*WHAT YOU HAVE TO DO*.
Copy out the listing that follows, exact in every word, and skip the images.

--- Begin ---

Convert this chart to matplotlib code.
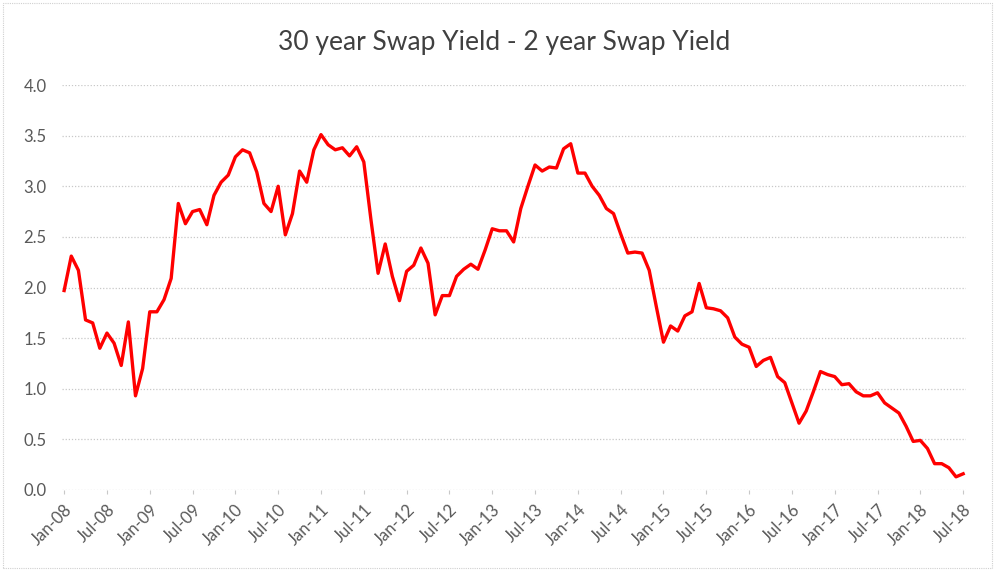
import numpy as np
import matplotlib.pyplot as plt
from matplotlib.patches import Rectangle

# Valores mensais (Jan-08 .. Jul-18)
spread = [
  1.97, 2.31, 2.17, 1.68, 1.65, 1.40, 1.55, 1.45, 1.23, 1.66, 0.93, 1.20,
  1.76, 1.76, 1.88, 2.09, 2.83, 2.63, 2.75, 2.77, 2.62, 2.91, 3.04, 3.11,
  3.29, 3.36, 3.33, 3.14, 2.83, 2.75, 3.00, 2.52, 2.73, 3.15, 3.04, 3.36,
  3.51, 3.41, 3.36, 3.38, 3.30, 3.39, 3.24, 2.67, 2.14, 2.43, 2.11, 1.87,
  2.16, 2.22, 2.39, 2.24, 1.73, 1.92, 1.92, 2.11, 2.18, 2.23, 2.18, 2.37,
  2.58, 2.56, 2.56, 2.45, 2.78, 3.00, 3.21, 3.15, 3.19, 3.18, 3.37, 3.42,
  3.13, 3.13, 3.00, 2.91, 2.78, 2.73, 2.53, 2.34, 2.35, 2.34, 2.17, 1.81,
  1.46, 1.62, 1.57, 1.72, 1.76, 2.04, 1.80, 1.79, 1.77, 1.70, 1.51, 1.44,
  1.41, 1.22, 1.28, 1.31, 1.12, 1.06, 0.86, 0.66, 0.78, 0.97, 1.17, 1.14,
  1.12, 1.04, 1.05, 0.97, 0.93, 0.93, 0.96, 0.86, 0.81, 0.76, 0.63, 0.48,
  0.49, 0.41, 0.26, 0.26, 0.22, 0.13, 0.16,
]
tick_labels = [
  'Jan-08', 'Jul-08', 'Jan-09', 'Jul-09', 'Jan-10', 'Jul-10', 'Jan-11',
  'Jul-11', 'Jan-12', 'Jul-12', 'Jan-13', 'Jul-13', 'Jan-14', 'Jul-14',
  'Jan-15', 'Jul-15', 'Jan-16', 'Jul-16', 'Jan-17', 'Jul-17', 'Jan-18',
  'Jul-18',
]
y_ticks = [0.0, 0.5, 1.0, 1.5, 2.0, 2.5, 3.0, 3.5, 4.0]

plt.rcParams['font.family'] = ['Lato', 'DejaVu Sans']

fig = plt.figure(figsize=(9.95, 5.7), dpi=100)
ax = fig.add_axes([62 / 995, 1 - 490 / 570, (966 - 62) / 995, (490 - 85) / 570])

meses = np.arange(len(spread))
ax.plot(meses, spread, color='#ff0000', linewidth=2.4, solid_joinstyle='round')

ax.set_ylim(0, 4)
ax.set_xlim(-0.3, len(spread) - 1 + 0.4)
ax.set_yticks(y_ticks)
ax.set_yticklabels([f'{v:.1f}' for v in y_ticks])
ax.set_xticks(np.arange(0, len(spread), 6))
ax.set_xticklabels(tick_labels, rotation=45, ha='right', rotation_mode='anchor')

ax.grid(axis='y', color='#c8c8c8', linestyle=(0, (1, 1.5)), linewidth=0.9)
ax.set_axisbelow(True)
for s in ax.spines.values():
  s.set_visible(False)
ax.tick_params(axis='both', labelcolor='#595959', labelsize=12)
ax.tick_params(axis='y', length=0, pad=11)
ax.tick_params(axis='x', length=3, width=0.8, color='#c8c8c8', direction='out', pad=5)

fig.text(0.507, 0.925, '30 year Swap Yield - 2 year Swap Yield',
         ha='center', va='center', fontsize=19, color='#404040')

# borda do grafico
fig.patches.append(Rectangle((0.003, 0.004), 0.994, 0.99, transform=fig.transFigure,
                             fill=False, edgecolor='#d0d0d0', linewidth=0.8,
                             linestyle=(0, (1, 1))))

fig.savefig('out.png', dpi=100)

--- End ---

*WRITTEN RESPONSE*.
Convert this chart to matplotlib code.
import numpy as np
import matplotlib.pyplot as plt
from matplotlib.patches import Rectangle

# Valores mensais (Jan-08 .. Jul-18)
spread = [
  1.97, 2.31, 2.17, 1.68, 1.65, 1.40, 1.55, 1.45, 1.23, 1.66, 0.93, 1.20,
  1.76, 1.76, 1.88, 2.09, 2.83, 2.63, 2.75, 2.77, 2.62, 2.91, 3.04, 3.11,
  3.29, 3.36, 3.33, 3.14, 2.83, 2.75, 3.00, 2.52, 2.73, 3.15, 3.04, 3.36,
  3.51, 3.41, 3.36, 3.38, 3.30, 3.39, 3.24, 2.67, 2.14, 2.43, 2.11, 1.87,
  2.16, 2.22, 2.39, 2.24, 1.73, 1.92, 1.92, 2.11, 2.18, 2.23, 2.18, 2.37,
  2.58, 2.56, 2.56, 2.45, 2.78, 3.00, 3.21, 3.15, 3.19, 3.18, 3.37, 3.42,
  3.13, 3.13, 3.00, 2.91, 2.78, 2.73, 2.53, 2.34, 2.35, 2.34, 2.17, 1.81,
  1.46, 1.62, 1.57, 1.72, 1.76, 2.04, 1.80, 1.79, 1.77, 1.70, 1.51, 1.44,
  1.41, 1.22, 1.28, 1.31, 1.12, 1.06, 0.86, 0.66, 0.78, 0.97, 1.17, 1.14,
  1.12, 1.04, 1.05, 0.97, 0.93, 0.93, 0.96, 0.86, 0.81, 0.76, 0.63, 0.48,
  0.49, 0.41, 0.26, 0.26, 0.22, 0.13, 0.16,
]
tick_labels = [
  'Jan-08', 'Jul-08', 'Jan-09', 'Jul-09', 'Jan-10', 'Jul-10', 'Jan-11',
  'Jul-11', 'Jan-12', 'Jul-12', 'Jan-13', 'Jul-13', 'Jan-14', 'Jul-14',
  'Jan-15', 'Jul-15', 'Jan-16', 'Jul-16', 'Jan-17', 'Jul-17', 'Jan-18',
  'Jul-18',
]
y_ticks = [0.0, 0.5, 1.0, 1.5, 2.0, 2.5, 3.0, 3.5, 4.0]

plt.rcParams['font.family'] = ['Lato', 'DejaVu Sans']

fig = plt.figure(figsize=(9.95, 5.7), dpi=100)
ax = fig.add_axes([62 / 995, 1 - 490 / 570, (966 - 62) / 995, (490 - 85) / 570])

meses = np.arange(len(spread))
ax.plot(meses, spread, color='#ff0000', linewidth=2.4, solid_joinstyle='round')

ax.set_ylim(0, 4)
ax.set_xlim(-0.3, len(spread) - 1 + 0.4)
ax.set_yticks(y_ticks)
ax.set_yticklabels([f'{v:.1f}' for v in y_ticks])
ax.set_xticks(np.arange(0, len(spread), 6))
ax.set_xticklabels(tick_labels, rotation=45, ha='right', rotation_mode='anchor')

ax.grid(axis='y', color='#c8c8c8', linestyle=(0, (1, 1.5)), linewidth=0.9)
ax.set_axisbelow(True)
for s in ax.spines.values():
  s.set_visible(False)
ax.tick_params(axis='both', labelcolor='#595959', labelsize=12)
ax.tick_params(axis='y', length=0, pad=11)
ax.tick_params(axis='x', length=3, width=0.8, color='#c8c8c8', direction='out', pad=5)

fig.text(0.507, 0.925, '30 year Swap Yield - 2 year Swap Yield',
         ha='center', va='center', fontsize=19, color='#404040')

# borda do grafico
fig.patches.append(Rectangle((0.003, 0.004), 0.994, 0.99, transform=fig.transFigure,
                             fill=False, edgecolor='#d0d0d0', linewidth=0.8,
                             linestyle=(0, (1, 1))))

fig.savefig('out.png', dpi=100)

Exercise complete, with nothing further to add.